**STATED TASK**
Which lines run from the first one up to and including the one with "inner sep=0pt] (title)"? Print exactly those.

**COLLECTED DATA**

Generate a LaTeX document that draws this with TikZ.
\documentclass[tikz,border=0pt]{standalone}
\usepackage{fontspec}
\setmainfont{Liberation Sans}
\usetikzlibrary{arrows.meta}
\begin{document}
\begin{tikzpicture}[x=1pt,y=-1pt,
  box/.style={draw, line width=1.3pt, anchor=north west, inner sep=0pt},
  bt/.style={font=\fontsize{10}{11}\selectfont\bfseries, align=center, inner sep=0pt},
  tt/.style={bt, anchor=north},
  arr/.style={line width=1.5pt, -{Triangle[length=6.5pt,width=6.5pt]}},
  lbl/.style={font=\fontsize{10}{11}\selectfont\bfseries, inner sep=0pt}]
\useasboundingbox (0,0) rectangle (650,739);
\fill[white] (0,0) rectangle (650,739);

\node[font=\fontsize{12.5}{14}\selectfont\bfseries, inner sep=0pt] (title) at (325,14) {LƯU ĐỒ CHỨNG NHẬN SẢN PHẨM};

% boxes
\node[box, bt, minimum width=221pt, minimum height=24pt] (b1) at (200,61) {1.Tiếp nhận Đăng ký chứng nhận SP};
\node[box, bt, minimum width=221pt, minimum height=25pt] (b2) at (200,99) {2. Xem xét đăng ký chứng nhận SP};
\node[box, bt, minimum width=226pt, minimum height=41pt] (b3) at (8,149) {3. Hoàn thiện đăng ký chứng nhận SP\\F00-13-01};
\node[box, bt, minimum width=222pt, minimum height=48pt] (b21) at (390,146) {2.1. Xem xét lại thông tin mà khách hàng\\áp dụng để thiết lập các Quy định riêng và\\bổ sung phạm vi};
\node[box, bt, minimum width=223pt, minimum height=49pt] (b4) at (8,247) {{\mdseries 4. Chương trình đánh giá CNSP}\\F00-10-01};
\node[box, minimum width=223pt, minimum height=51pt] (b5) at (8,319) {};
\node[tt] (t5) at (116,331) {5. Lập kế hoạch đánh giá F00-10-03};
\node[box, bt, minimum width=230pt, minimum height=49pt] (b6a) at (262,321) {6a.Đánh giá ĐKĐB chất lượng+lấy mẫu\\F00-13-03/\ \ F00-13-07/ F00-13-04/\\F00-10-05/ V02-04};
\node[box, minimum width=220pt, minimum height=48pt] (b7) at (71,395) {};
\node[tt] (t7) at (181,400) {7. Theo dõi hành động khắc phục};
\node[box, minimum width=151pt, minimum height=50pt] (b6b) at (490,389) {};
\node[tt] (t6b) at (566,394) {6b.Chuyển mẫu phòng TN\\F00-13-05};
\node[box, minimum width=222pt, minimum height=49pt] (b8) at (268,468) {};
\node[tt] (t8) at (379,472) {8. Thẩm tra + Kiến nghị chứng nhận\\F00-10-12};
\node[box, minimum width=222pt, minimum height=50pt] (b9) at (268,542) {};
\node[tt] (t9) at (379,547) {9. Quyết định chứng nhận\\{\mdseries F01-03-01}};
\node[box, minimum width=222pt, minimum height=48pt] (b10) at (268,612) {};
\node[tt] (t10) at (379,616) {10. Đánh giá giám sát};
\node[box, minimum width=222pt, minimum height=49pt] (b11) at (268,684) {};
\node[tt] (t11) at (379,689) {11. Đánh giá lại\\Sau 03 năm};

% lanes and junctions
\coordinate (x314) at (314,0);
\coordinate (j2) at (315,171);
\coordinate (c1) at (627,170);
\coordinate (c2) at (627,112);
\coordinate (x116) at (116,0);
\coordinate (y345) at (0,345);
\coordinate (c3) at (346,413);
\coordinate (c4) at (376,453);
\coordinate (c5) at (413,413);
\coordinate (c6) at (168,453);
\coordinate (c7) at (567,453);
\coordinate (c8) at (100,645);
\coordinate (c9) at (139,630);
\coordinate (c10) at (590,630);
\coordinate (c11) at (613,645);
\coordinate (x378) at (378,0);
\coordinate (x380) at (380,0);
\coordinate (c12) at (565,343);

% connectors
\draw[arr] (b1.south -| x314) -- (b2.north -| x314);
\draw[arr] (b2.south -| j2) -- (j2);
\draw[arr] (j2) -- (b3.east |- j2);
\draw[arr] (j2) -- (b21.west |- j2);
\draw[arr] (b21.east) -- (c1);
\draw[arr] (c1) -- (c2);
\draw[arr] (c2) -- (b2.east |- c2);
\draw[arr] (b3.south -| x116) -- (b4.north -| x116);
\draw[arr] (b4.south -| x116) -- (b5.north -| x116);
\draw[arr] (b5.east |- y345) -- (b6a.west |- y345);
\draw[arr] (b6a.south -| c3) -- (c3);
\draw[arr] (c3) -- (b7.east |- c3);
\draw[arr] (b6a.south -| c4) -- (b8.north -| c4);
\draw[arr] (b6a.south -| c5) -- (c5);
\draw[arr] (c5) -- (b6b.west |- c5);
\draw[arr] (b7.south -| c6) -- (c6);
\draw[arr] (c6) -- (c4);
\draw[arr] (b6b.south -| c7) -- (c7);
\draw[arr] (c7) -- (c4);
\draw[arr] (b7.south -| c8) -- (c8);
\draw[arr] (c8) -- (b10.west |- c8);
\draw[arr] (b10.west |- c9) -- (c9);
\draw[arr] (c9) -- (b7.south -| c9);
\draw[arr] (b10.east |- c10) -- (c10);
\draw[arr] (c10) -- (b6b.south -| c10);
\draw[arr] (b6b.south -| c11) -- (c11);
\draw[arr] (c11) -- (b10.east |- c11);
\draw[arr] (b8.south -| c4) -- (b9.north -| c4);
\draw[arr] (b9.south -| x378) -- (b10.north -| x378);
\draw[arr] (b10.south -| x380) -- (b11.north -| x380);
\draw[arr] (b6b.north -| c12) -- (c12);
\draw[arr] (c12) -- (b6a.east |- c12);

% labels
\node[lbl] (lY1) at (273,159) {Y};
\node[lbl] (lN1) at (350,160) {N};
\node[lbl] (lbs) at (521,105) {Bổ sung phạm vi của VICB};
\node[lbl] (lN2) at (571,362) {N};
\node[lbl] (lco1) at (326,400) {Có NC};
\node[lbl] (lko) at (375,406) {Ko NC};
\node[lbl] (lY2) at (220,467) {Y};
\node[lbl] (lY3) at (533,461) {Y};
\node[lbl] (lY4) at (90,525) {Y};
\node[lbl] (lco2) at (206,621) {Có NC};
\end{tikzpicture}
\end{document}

**RESULT FOR THIS EXERCISE**
Generate a LaTeX document that draws this with TikZ.
\documentclass[tikz,border=0pt]{standalone}
\usepackage{fontspec}
\setmainfont{Liberation Sans}
\usetikzlibrary{arrows.meta}
\begin{document}
\begin{tikzpicture}[x=1pt,y=-1pt,
  box/.style={draw, line width=1.3pt, anchor=north west, inner sep=0pt},
  bt/.style={font=\fontsize{10}{11}\selectfont\bfseries, align=center, inner sep=0pt},
  tt/.style={bt, anchor=north},
  arr/.style={line width=1.5pt, -{Triangle[length=6.5pt,width=6.5pt]}},
  lbl/.style={font=\fontsize{10}{11}\selectfont\bfseries, inner sep=0pt}]
\useasboundingbox (0,0) rectangle (650,739);
\fill[white] (0,0) rectangle (650,739);

\node[font=\fontsize{12.5}{14}\selectfont\bfseries, inner sep=0pt] (title) at (325,14) {LƯU ĐỒ CHỨNG NHẬN SẢN PHẨM};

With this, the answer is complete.